Structure/Concept	Role/Consequence	Key Reference(s)
Double-derivative (multipole)	Enforces charge & dipole conservation, immobility	(Gromov, 2018, Bertolini et al., 2022)
Symmetric tensor gauge field	Mediator field; encodes fractonic gauge symmetry	(Bertolini et al., 2022, Bertolini et al., 2023)
Gauge-invariant field strength	Covariantization, Bianchi identity, field equations	(Bertolini et al., 2022)
Maxwell-like and gravity terms	Duality, constraint structure, linearized gravity link	(Bertolini et al., 2022, Afxonidis et al., 2023)
Anomaly and boundary algebra	Kač–Moody structure, UV/IR mixing, edge physics	(Bertolini et al., 2023, Rovere, 10 Jun 2024)
Chern–Simons–like action	Hall-like dipole response, topological features	(Bertolini et al., 29 May 2024, Bertolini et al., 31 Jan 2025)

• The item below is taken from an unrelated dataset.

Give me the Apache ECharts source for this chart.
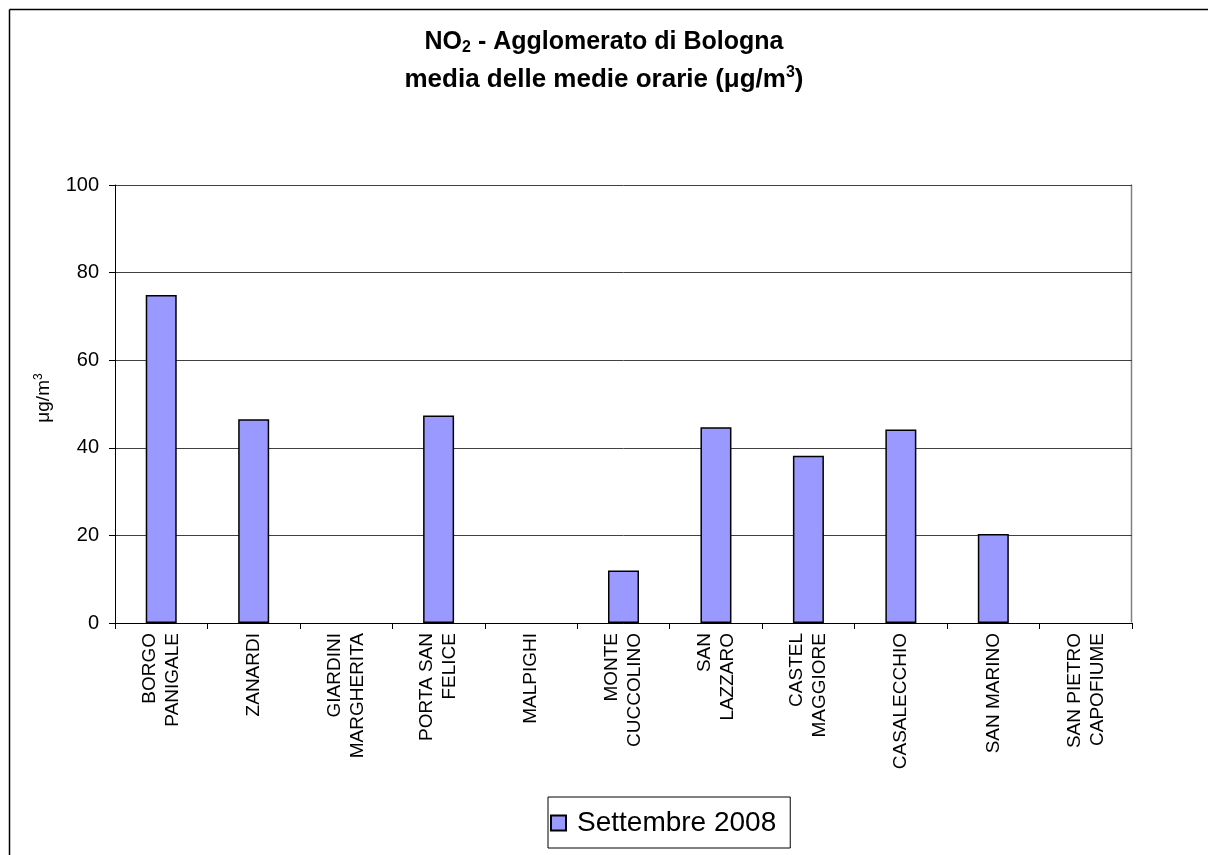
<!DOCTYPE html>
<html>
<head>
<meta charset="utf-8">
<script src="https://cdn.jsdelivr.net/npm/echarts@6/dist/echarts.min.js"></script>
<style>
html,body{margin:0;padding:0;background:#fff;}
#chart{width:1208px;height:855px;}
</style>
</head>
<body>
<div id="chart"></div>
<script>
const categories = ['BORGO\nPANIGALE','ZANARDI','GIARDINI\nMARGHERITA','PORTA SAN\nFELICE','MALPIGHI','MONTE\nCUCCOLINO','SAN\nLAZZARO','CASTEL\nMAGGIORE','CASALECCHIO','SAN MARINO','SAN PIETRO\nCAPOFIUME'];
const seriesName = 'Settembre 2008';
const values = [74.9, 46.5, null, 47.4, null, 12.0, 44.7, 38.2, 44.2, 20.3, null];
const yTicks = [0, 20, 40, 60, 80, 100];

const FONT = '"Liberation Sans", Arial, sans-serif';
const chart = echarts.init(document.getElementById('chart'));
chart.setOption({
  backgroundColor: '#fff',
  animation: false,
  textStyle: { fontFamily: FONT },
  title: {
    text: '{t|NO}{s|2}{t| - Agglomerato di Bologna}\n{u|media delle medie orarie (μg/m}{p|3}{u|)}',
    left: 'center',
    top: 18,
    textStyle: {
      rich: {
        t: { fontFamily: FONT, fontSize: 25, fontWeight: 'bold', color: '#000', lineHeight: 38 },
        u: { fontFamily: FONT, fontSize: 26, fontWeight: 'bold', color: '#000', lineHeight: 38 },
        s: { fontFamily: FONT, fontSize: 16, fontWeight: 'bold', color: '#000', padding: [11, 0, 0, 0], lineHeight: 38 },
        p: { fontFamily: FONT, fontSize: 16, fontWeight: 'bold', color: '#000', padding: [0, 0, 14, 0], lineHeight: 38 }
      }
    }
  },
  graphic: [
    { type: 'line', shape: { x1: 9.5, y1: 9.5, x2: 1208, y2: 9.5 }, style: { stroke: '#000', lineWidth: 1.5 } },
    { type: 'line', shape: { x1: 9.5, y1: 9.5, x2: 9.5, y2: 855 }, style: { stroke: '#000', lineWidth: 1.5 } },
    { type: 'line', shape: { x1: 1131.5, y1: 184.5, x2: 1131.5, y2: 622.5 }, style: { stroke: '#808080', lineWidth: 1.5 } },
    { type: 'text', x: 44, y: 398, rotation: Math.PI/2, style: { text: '{a|μg/m}{b|3}', rich: { a: { fontFamily: FONT, fontSize: 19, fill: '#000' }, b: { fontFamily: FONT, fontSize: 12, fill: '#000', padding: [0,0,10,0] } }, textAlign: 'center', textVerticalAlign: 'middle' } }
  ],
  legend: {
    left: 548,
    top: 797,
    orient: 'horizontal',
    itemWidth: 15,
    itemHeight: 15,
    itemGap: 8,
    padding: [12, 14, 11, 2],
    borderColor: '#000',
    borderWidth: 1,
    textStyle: { fontFamily: FONT, fontSize: 28, color: '#000', padding: [0, 0, 0, 6] },
    data: [{ name: seriesName, icon: 'rect' }]
  },
  grid: { left: 115, right: 76, top: 185, bottom: 232 },
  xAxis: {
    type: 'category',
    data: categories,
    axisLine: { lineStyle: { color: '#000', width: 1 } },
    axisTick: { show: true, alignWithLabel: false, length: 6, lineStyle: { color: '#000' } },
    axisLabel: { rotate: 90, interval: 0, fontFamily: FONT, fontSize: 19, color: '#000', lineHeight: 23, margin: 10 }
  },
  yAxis: {
    type: 'value',
    min: 0, max: 100, interval: 20,
    axisLine: { show: true, lineStyle: { color: '#000' } },
    axisTick: { show: true, length: 6, lineStyle: { color: '#000' } },
    axisLabel: { fontFamily: FONT, fontSize: 20, color: '#000', margin: 16, formatter: v => yTicks.includes(v) ? String(v) : '' },
    splitLine: { show: true, lineStyle: { color: '#404040', width: 1 } }
  },
  series: [{
    name: seriesName,
    type: 'bar',
    data: values,
    barWidth: 31,
    itemStyle: { color: '#9999ff', borderColor: '#000', borderWidth: 1.5 }
  }]
});
</script>
</body>
</html>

Interacting (nonabelian) theory	Frölicher–Nijenhuis formalism, Yang–Mills analogy	(Bertolini et al., 2 Oct 2024)

Outlook

The covariant fracton-like effective field theory framework greatly enriches the landscape of emergent gauge theories and supports connections between condensed matter, topological phases, and gravitational analogues. Its mathematical foundations provide robust mechanisms by which the characteristic features of fracton order—restricted mobility, higher-moment conservation, unconventional statistics, and topological degeneracy—can be systematically encoded, analyzed, and potentially exploited for further applications, including dualities with elasticity, holography, and supersymmetric extensions.